Use Your Own T-Shirt Design to Create Custom Shirts | Spreadshirt

Custom T-Shirts - Design Your Own T-Shirts Online - Free Shipping!

Zazzle | Custom T-Shirts, Personalized Gifts, Posters, Art, and more


----------



## T-DUB (Oct 19, 2007)

Try openshirts.org I'm not sure if you can add it to Wordpress or not but it is open source. Might be what you need.


----------



## cmccrone (Dec 7, 2013)

Ive been following this for a while waiting for a good t-shirt designer. Finally one came out a few days ago! You can also use it for custom banners, business cards, etc. I know we arent supposed to link to stuff but i figured it was pretty relevant to what @RexCroatium is looking for. Good luck bud!

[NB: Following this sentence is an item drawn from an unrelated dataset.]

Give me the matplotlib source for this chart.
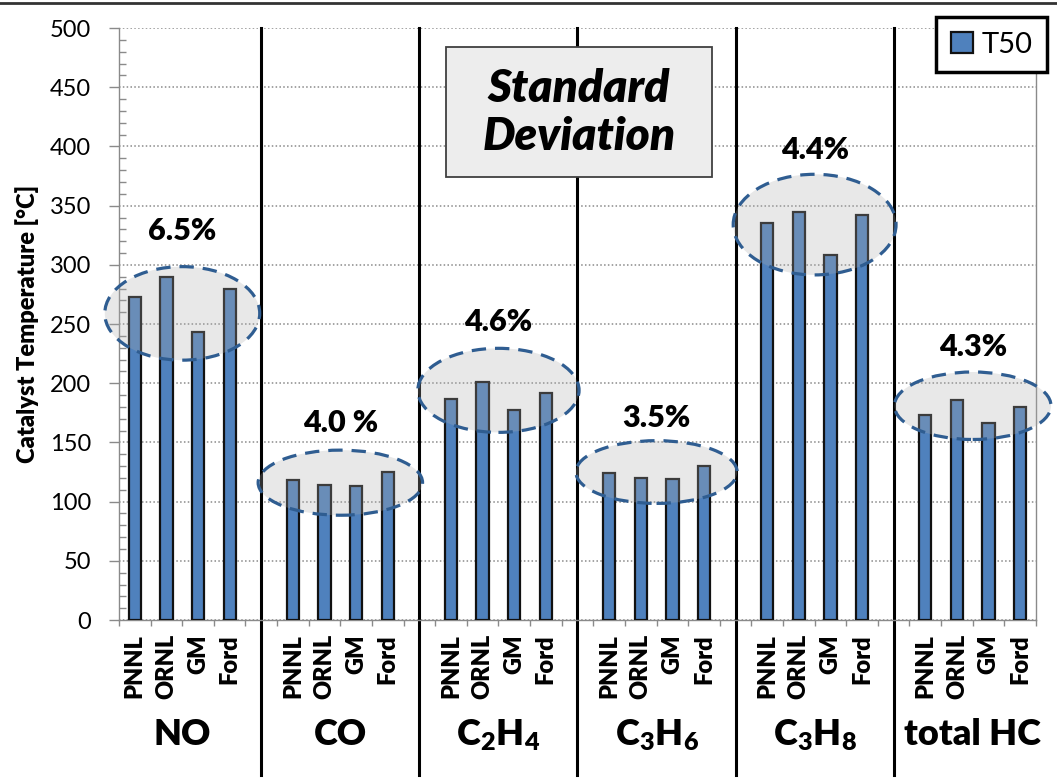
import numpy as np
import matplotlib
matplotlib.use("Agg")
import matplotlib.pyplot as plt
from matplotlib.patches import Ellipse, Rectangle, Patch
from matplotlib.lines import Line2D
import matplotlib.transforms as mtransforms

plt.rcParams['font.family'] = ['Lato', 'DejaVu Sans']
plt.rcParams['mathtext.default'] = 'regular'

# T50 light-off temperatures per lab, grouped by species
gases = ['NO', 'CO', 'C$_2$H$_4$', 'C$_3$H$_6$', 'C$_3$H$_8$', 'total HC']
labs = ['PNNL', 'ORNL', 'GM', 'Ford']
t50_no = [273, 290, 243, 280]
t50_co = [118, 114, 113, 125]
t50_c2h4 = [187, 201, 177, 192]
t50_c3h6 = [124, 120, 119, 130]
t50_c3h8 = [335, 345, 308, 342]
t50_hc = [173, 186, 166, 180]
std_dev = ['6.5%', '4.0 %', '4.6%', '3.5%', '4.4%', '4.3%']

# highlight ellipses: centre temperature, height (°C) and label height
ell_y = [259, 116, 194, 125, 334, 181]
ell_h = [79, 55, 71, 53, 85, 57]
ell_w = [4.9, 5.2, 5.1, 5.1, 5.15, 4.95]
lbl_y = [329, 166, 252, 171, 397, 231]

series = [t50_no, t50_co, t50_c2h4, t50_c3h6, t50_c3h8, t50_hc]

# 4 bars per group plus one blank slot between groups
n_per = len(labs) + 1
xs, vals, names = [], [], []
for g, s in enumerate(series):
    for i, v in enumerate(s):
        xs.append(g * n_per + i)
        vals.append(v)
        names.append(labs[i])
n_slots = len(gases) * n_per - 1

fig = plt.figure(figsize=(10.57, 7.8), dpi=100)
ax = fig.add_axes([0.1126, 0.2051, 0.9801 - 0.1126, 0.964 - 0.2051])

bar_col = '#4f81bd'
bars = ax.bar(xs, vals, width=0.39, color=bar_col, edgecolor='#111111',
              linewidth=1.6, zorder=3)

ax.set_xlim(-0.5, n_slots - 0.5)
ax.set_ylim(0, 500)
ax.set_yticks(np.arange(0, 501, 50))
ax.set_yticks(np.arange(0, 501, 10), minor=True)
ax.yaxis.grid(True, which='major', linestyle=(0, (1, 1.5)), color='#8a8a8a',
              linewidth=1.1, zorder=0)
ax.tick_params(axis='y', which='major', direction='out', length=7, width=1,
               color='#8a8a8a', labelsize=17, pad=13)
ax.tick_params(axis='y', which='minor', direction='in', length=5, width=1,
               color='#8a8a8a')

# slot boundaries as ticks, lab names as minor labels
ax.set_xticks(np.arange(-0.5, n_slots, 1))
ax.set_xticklabels([])
ax.tick_params(axis='x', which='major', direction='out', length=4, width=1,
               color='#8a8a8a')
ax.set_xticks(xs, minor=True)
ax.set_xticklabels(names, minor=True, rotation=90, fontweight='heavy',
                   fontsize=17, va='top', ha='center')
ax.tick_params(axis='x', which='minor', length=0, pad=10)

for side in ['left', 'bottom', 'right']:
    ax.spines[side].set_color('#8a8a8a')
    ax.spines[side].set_linewidth(1)
ax.spines['top'].set_visible(False)

ax.set_ylabel('Catalyst Temperature [°C]', fontweight='heavy', fontsize=17,
              labelpad=8)

# group separators running down through the label area
trans = mtransforms.blended_transform_factory(ax.transData, fig.transFigure)
for g in range(1, len(gases)):
    xsep = g * n_per - 1
    ax.add_line(Line2D([xsep, xsep], [0.006, 0.964], transform=trans,
                       color='black', linewidth=2.2, zorder=2, clip_on=False))

# species names under each group
for g, name in enumerate(gases):
    ax.text(g * n_per + 1.5, 0.058, name, transform=trans, ha='center',
            va='center', fontsize=26, fontweight='heavy')

# shaded ellipses with standard deviation labels
for g in range(len(gases)):
    cx = g * n_per + 1.5
    e = Ellipse((cx, ell_y[g]), ell_w[g], ell_h[g], facecolor=(0.68, 0.68, 0.68, 0.28),
                edgecolor='#2f5d91', linewidth=2.3, linestyle=(0, (4.5, 2.8)),
                zorder=4, clip_on=False)
    ax.add_patch(e)
    ax.text(cx, lbl_y[g], std_dev[g], ha='center', va='center', fontsize=22,
            fontweight='heavy', zorder=5)

# title box
fig.add_artist(Rectangle((446 / 1057, 1 - 177 / 780), 266 / 1057, 130 / 780,
                         transform=fig.transFigure, facecolor='#ededed',
                         edgecolor='#404040', linewidth=1.3, zorder=6))
fig.text(579 / 1057, 1 - 113 / 780, 'Standard\nDeviation', ha='center',
         va='center', fontsize=33, fontweight='heavy', fontstyle='italic',
         linespacing=1.2, zorder=7)

leg = ax.legend([Patch(facecolor=bar_col, edgecolor='#111111', linewidth=1.6)],
                ['T50'], loc='upper right', bbox_to_anchor=(0.9905, 0.978),
                bbox_transform=fig.transFigure, fontsize=21, fancybox=False,
                framealpha=1, handlelength=0.75, handleheight=0.75,
                handletextpad=0.3, borderpad=0.5, borderaxespad=0)
leg.get_frame().set_edgecolor('black')
leg.get_frame().set_linewidth(2.5)
leg.set_zorder(8)

# frame line along the top edge
fig.add_artist(Line2D([0, 1], [1 - 2.5 / 780] * 2, transform=fig.transFigure,
                      color='#333333', linewidth=2))

fig.savefig('out.png', dpi=100)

http://codecanyon.net/item/fancy-product-designer-woocommerce-plugin/6318393?ref=americajr


----------



## codyjoe (May 6, 2013)

Use Open T-Shirts if you need an affordable option.


----------



## mayflowerink (Sep 11, 2009)

cmccrone said:


> Ive been following this for a while waiting for a good t-shirt designer. Finally one came out a few days ago! You can also use it for custom banners, business cards, etc. I know we arent supposed to link to stuff but i figured it was pretty relevant to what @RexCroatium is looking for. Good luck bud!
> 
> WordPress - Fancy Product Designer - WooCommerce plugin | CodeCanyon


Looks to be a cool affordable interactive online tool.
Has anyone used it?


----------



## selanac (Jan 8, 2007)

Looks affordable. $35.00 I think. 

Woocommerce is free, don't know about jQuery plugin. I know jQuery library by itself is free.


----------



## tristanphillips (Dec 28, 2013)

IMHO Woocommerce is a inexpensive and very user friendly solution for wordpress installs


----------



## digitizingninjas (Aug 19, 2016)

Try
https://codecanyon.net/item/fancy-product-designer-woocommerce-plugin/6318393
https://codecanyon.net/item/woocommerce-custom-product-designer/10959830
https://codecanyon.net/item/woocommerce-custom-tshirt-designer/5185471


----------



## barkone (Feb 5, 2007)

This is uDesign Studio a wordpress plugin with woocomerce already integrated .Also comes with a premium website t-shirt theme.


----------



## JackyBrown (Jan 23, 2014)

uDesign theme or plugin?
I am unable to find the later..
Thanks 
JB



barkone said:


> This is uDesign Studio a wordpress plugin with woocomerce already integrated .Also comes with a premium website t-shirt theme.


----------



## barkone (Feb 5, 2007)

JackyBrown said:


> uDesign theme or plugin?
> I am unable to find the later..
> Thanks
> JB


Here is the link to the mentioned WordPress plugin Designer – Demo Vector Art Media


----------



## selanac (Jan 8, 2007)

nice, there's many out there now.


----------



## WinningStitch (Feb 2, 2016)

T-Shirt Ecommerce has worked well for my site so far. It wasn't too expensive or too hard to set up.


----------